Morrison's BELOVED


MORRISON'S BELOVED: Prelude for a Reading

It is a phenomenon in search of a name that mothers, fleeing from inhuman abuse in Central and South America,  do not know the story of Margaret Garner ( b.__? --d.  1858 ).  Garner, her husband Robert, and their four children fled with other enslaved persons from Boone County, Kentucky to Cincinnati, Ohio in 1856.  The news got spellbinding coverage in the article "Stampede of Slaves: A Tale of Horror," The Cincinnati Enquirer, January 29, 1856. The phenomenon might acquire a name and habitation in our readings of Toni Morrison's Beloved (1987) and in some 21st century equivalent of catharsis. Stress "might."  We might be following James Mustich's recommendation in 1,000 Books to Read Before You Die (Workman 2018) to negotiate Morrison's novel.  We might be admitting, finally, that narratives of slavery, enslavement, and choice are essential for making sense of the histories of the United States of America.  If, on the other hand, we are conservatives in denial of reason, we might be using Beloved to justify our ideological posture.  In the Age of Trump, all options prevail.

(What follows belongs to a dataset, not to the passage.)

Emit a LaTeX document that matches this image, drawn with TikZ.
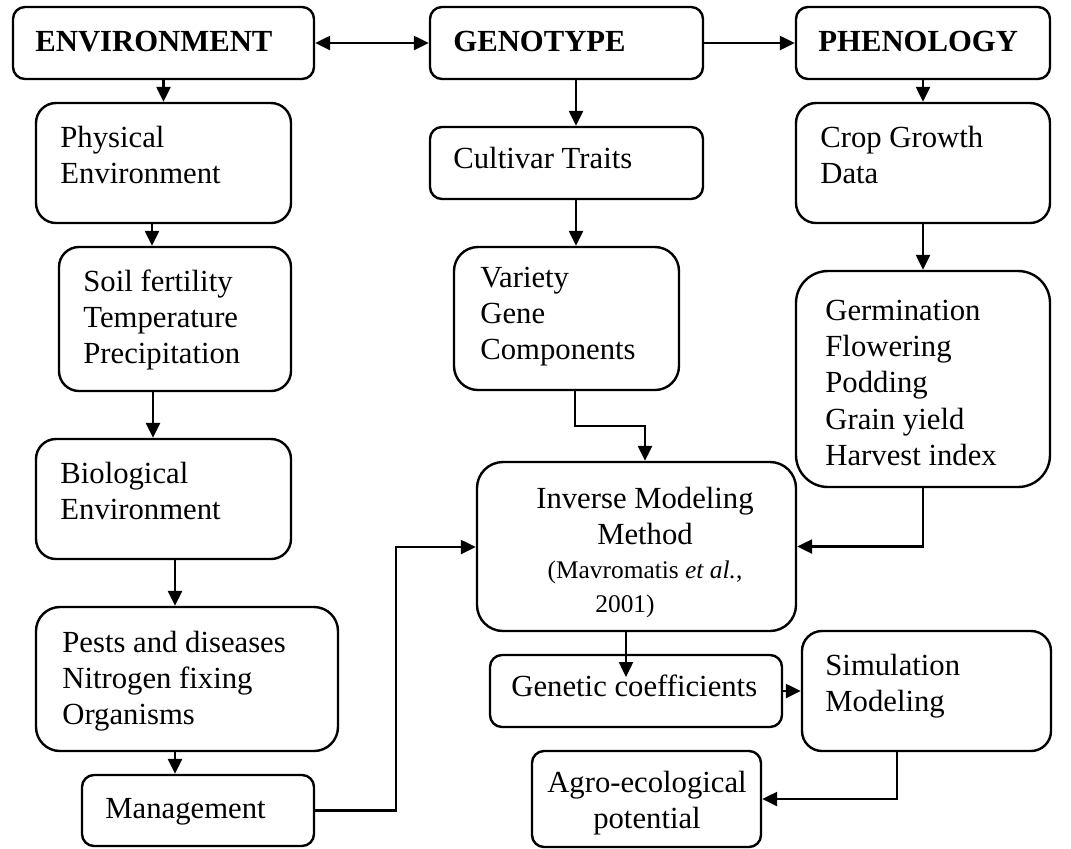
\documentclass[tikz,border=0pt]{standalone}
\usepackage{fontspec}
\setmainfont{Liberation Serif}
\usetikzlibrary{arrows.meta}
\newcommand\mainfs{\fontsize{15.35}{18.2}\selectfont}
\newcommand\mylines[1]{\parbox[t]{200pt}{\raggedright #1}}
\newcommand\myclines[1]{\parbox[t]{200pt}{\centering #1}}
\begin{document}
\begin{tikzpicture}[x=0.5pt,y=-0.5pt,
  box/.style={draw, line width=1.2pt, rounded corners=#1, inner sep=0pt},
  box/.default=6pt,
  txt/.style={inner sep=0pt, anchor=base west, font=\mainfs},
  ctxt/.style={inner sep=0pt, anchor=base, font=\mainfs},
  arr/.style={line width=1.2pt, -{Triangle[length=7.5pt,width=7pt]}},
  darr/.style={line width=1.2pt, {Triangle[length=7.5pt,width=7pt]}-{Triangle[length=7.5pt,width=7pt]}}]
\useasboundingbox (0,0) rectangle (1071,848);
% boxes
\node[box, minimum width=150.5pt, minimum height=36pt] (env) at (163.5,43) {};
\node[box, minimum width=136.5pt, minimum height=36pt] (gen) at (566.5,43) {};
\node[box, minimum width=127pt, minimum height=36pt] (phen) at (923,43) {};
\node[box=10pt, minimum width=127.5pt, minimum height=60pt] (phys) at (163.5,163) {};
\node[box=10pt, minimum width=116pt, minimum height=72pt] (soil) at (175,319) {};
\node[box=10pt, minimum width=127.5pt, minimum height=60pt] (bio) at (163.5,499) {};
\node[box=12pt, minimum width=151pt, minimum height=72pt] (pests) at (187,679) {};
\node[box, minimum width=116pt, minimum height=35.5pt] (mgmt) at (198,810.5) {};
\node[box, minimum width=136.5pt, minimum height=36pt] (cult) at (566.5,163) {};
\node[box=12pt, minimum width=112.5pt, minimum height=71.5pt] (var) at (566.5,318.5) {};
\node[box=13pt, minimum width=159.5pt, minimum height=84.5pt] (inv) at (636.5,546.5) {};
\node[box=10pt, minimum width=127pt, minimum height=60pt] (crop) at (923,163) {};
\node[box=16pt, minimum width=127pt, minimum height=108pt] (germ) at (923,379) {};
\node[box, minimum width=146pt, minimum height=36pt] (gc) at (636,691) {};
\node[box=10pt, minimum width=124.5pt, minimum height=60pt] (sim) at (926.5,691) {};
\node[box, minimum width=114.5pt, minimum height=48pt] (agro) at (646.5,799) {};
% texts
\node[txt] (envt) at (35,51) {\textbf{ENVIRONMENT}};
\node[txt] (gent) at (453,51) {\textbf{GENOTYPE}};
\node[txt] (phent) at (818,51) {\textbf{PHENOLOGY}};
\node[txt] (physt) at (60,147) {\mylines{Physical\\Environment}};
\node[txt] (soilt) at (83,291) {\mylines{Soil fertility\\Temperature\\Precipitation}};
\node[txt] (biot) at (60,483) {\mylines{Biological\\Environment}};
\node[txt] (pestst) at (62,652) {\mylines{Pests and diseases\\Nitrogen fixing\\Organisms}};
\node[txt] (mgmtt) at (105,818) {Management};
\node[txt] (cultt) at (453,168) {Cultivar Traits};
\node[txt] (vart) at (480,287) {\mylines{Variety\\Gene\\Components}};
\node[txt] (cropt) at (820,147) {\mylines{Crop Growth\\Data}};
\node[txt] (germt) at (825,320) {\mylines{Germination\\Flowering\\Podding\\Grain yield\\Harvest index}};
\node[txt] (gct) at (511,696) {Genetic coefficients};
\node[txt] (simt) at (825,675) {\mylines{Simulation\\Modeling}};
\node[ctxt] (invt) at (645,508) {\myclines{Inverse Modeling\\Method\par\fontsize{12.7}{17}\selectfont (Mavromatis \textit{et al.},\hspace*{20pt}\\2001)\hspace*{20pt}\par}};
\node[ctxt] (agrot) at (647,792) {\myclines{Agro-ecological\\potential}};
% helper coordinates
\coordinate (bendA) at (396,547);
\coordinate (bendB) at (645,426);
\coordinate (tipC) at (626,677);
% connectors
\draw[darr] (env.east) -- (gen.west);
\draw[arr] (gen.east) -- (phen.west);
\draw[arr] (env.south) -- (phys.north);
\draw[arr] ([xshift=-5.75pt]phys.south) -- ([xshift=-5.75pt]phys.south |- soil.north);
\draw[arr] ([xshift=-11pt]soil.south) -- ([xshift=-11pt]soil.south |- bio.north);
\draw[arr] ([xshift=5.75pt]bio.south) -- ([xshift=5.75pt]bio.south |- pests.north);
\draw[arr] ([xshift=-6pt]pests.south) -- ([xshift=-6pt]pests.south |- mgmt.north);
\draw[arr] (mgmt.east) -| (bendA) -- (bendA -| inv.west);
\draw[arr] ([xshift=4.75pt]gen.south) -- ([xshift=4.75pt]gen.south |- cult.north);
\draw[arr] ([xshift=4.75pt]cult.south) -- ([xshift=4.75pt]cult.south |- var.north);
\draw[arr] ([xshift=4.25pt]var.south) |- (bendB) -- (bendB |- inv.north);
\draw[arr] (phen.south) -- (crop.north);
\draw[arr] (crop.south) -- (germ.north);
\draw[arr] (germ.south) |- (inv.east);
\draw[arr] (tipC |- inv.south) -- (tipC);
\draw[arr] (gc.east) -- (sim.west);
\draw[arr] ([xshift=-14.75pt]sim.south) |- (agro.east);
\end{tikzpicture}
\end{document}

Morrison transformed Garner's story into a bit of classic American literature, into a novel that contains a tale of horror which is "not a story to pass on."  Most likely the pun in the phrase "to pass on" isn't accidental.  The pun is didactic.  For example, were the immigrant mothers of 2018 aware of either Garner's story or Morrison's retelling of it, might our media be salted and peppered with tales of infanticide?  Might we chatter with a modicum of perversity (and truly without benefit of Morrison's magic realism) about just how to locate infanticide in natural law, theory of justice, and the ubiquitous rule of law?  Between sips of iced coffee might some of us quote Article 4 of the Universal Declaration of Human Rights ----"No one shall be held in slavery or servitude; slavery and the slave trade shall be prohibited in all their forms." ----along with Amendment Thirteen of the United States Constitution which has the loophole of "a punishment for crime whereof the party shall have been duly convicted"?  Would the  non-fictional horror of mothers killing their children  make us great and intelligent again?

These questions might beget responses no stronger than the cliché "Only God knows for sure."  We can rest assured, however, that attentive reading of Beloved provides us with an example of how  infanticide, a very moral remedy of last resort,  can haunt us without precluding the stain of guilt.  Medea's ghost broods with fabulous vengeance.  For good measure, a few of us might explore The Tragedy of Brady Sims (Vintage 2017) by Ernest J. Gaines to confirm what we do or do not have entitlement to consecrate and  pass on. African Americans are predisposed to write classic American literature.